No new dependencies. If a reviewer recommends adding a library, surface it as a flag, do not act on it.
logic findings need a cited intent source. Every logic finding quotes the PR description / PRD / commit line it contradicts, or names the violated invariant with the sibling file:line that establishes it. "The feature probably should…" without a source is a hallucination — drop it. When no intent source exists (no PR body, no PRD), the reviewer limits itself to internal-consistency checks and notes the missing intent in notes[].
Lib-behavior claims need a doc citation.
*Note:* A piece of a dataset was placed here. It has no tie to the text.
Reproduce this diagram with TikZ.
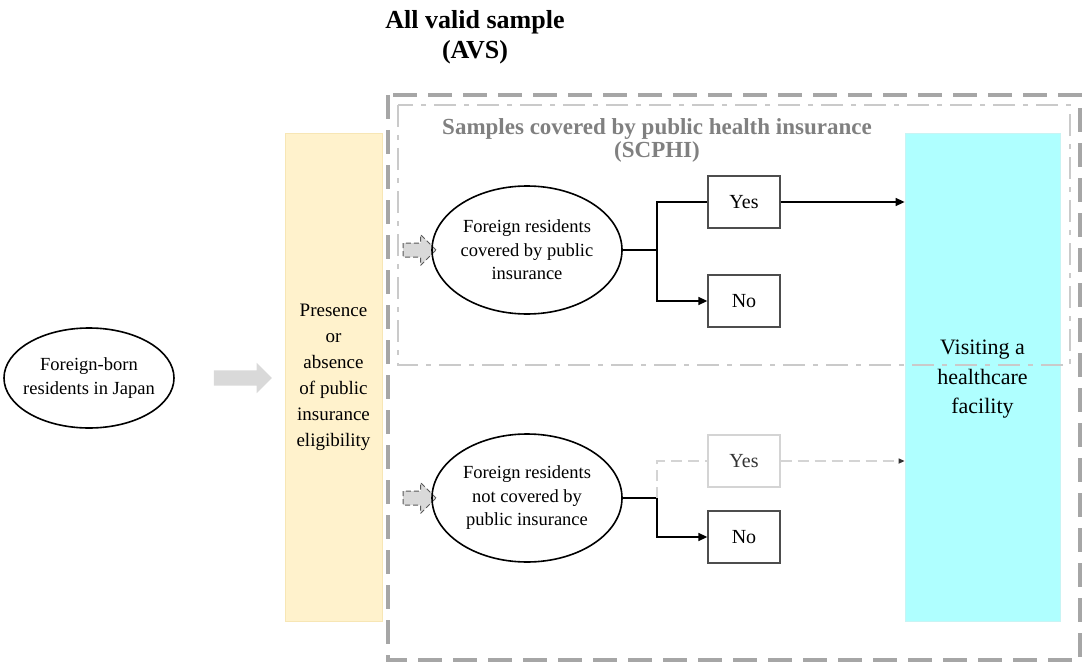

A critical/warning whose proof lives in a third-party lib's semantics (not in repo code) must cite the lib's docs (context7 lookup, passage quoted in the finding) or be downgraded to a question/nit. Empirical basis: the only 2 dismissed criticals across ~113 posted findings were both unsourced better-auth claims (sofrapa #101 "slop", #117 "CF la doc de better-auth").
Library checks are version-aware. The checklist in library-practices.md is the baseline; when unsure whether an API is current for the detected version, the reviewer queries the context7 MCP rather than flagging from memory — a stale-version flag is a false positive.
The user's next message after a report is often "corrige ce qui est pertinent". Argus stays read-only — the fix is a separate step, offered by the report footer. Don't pre-emptively edit.

What this skill deliberately does NOT depend on

No external skills.
No external contract file outside argus-review/references/.

Everything a reviewer needs is inlined at dispatch time. That is the whole point.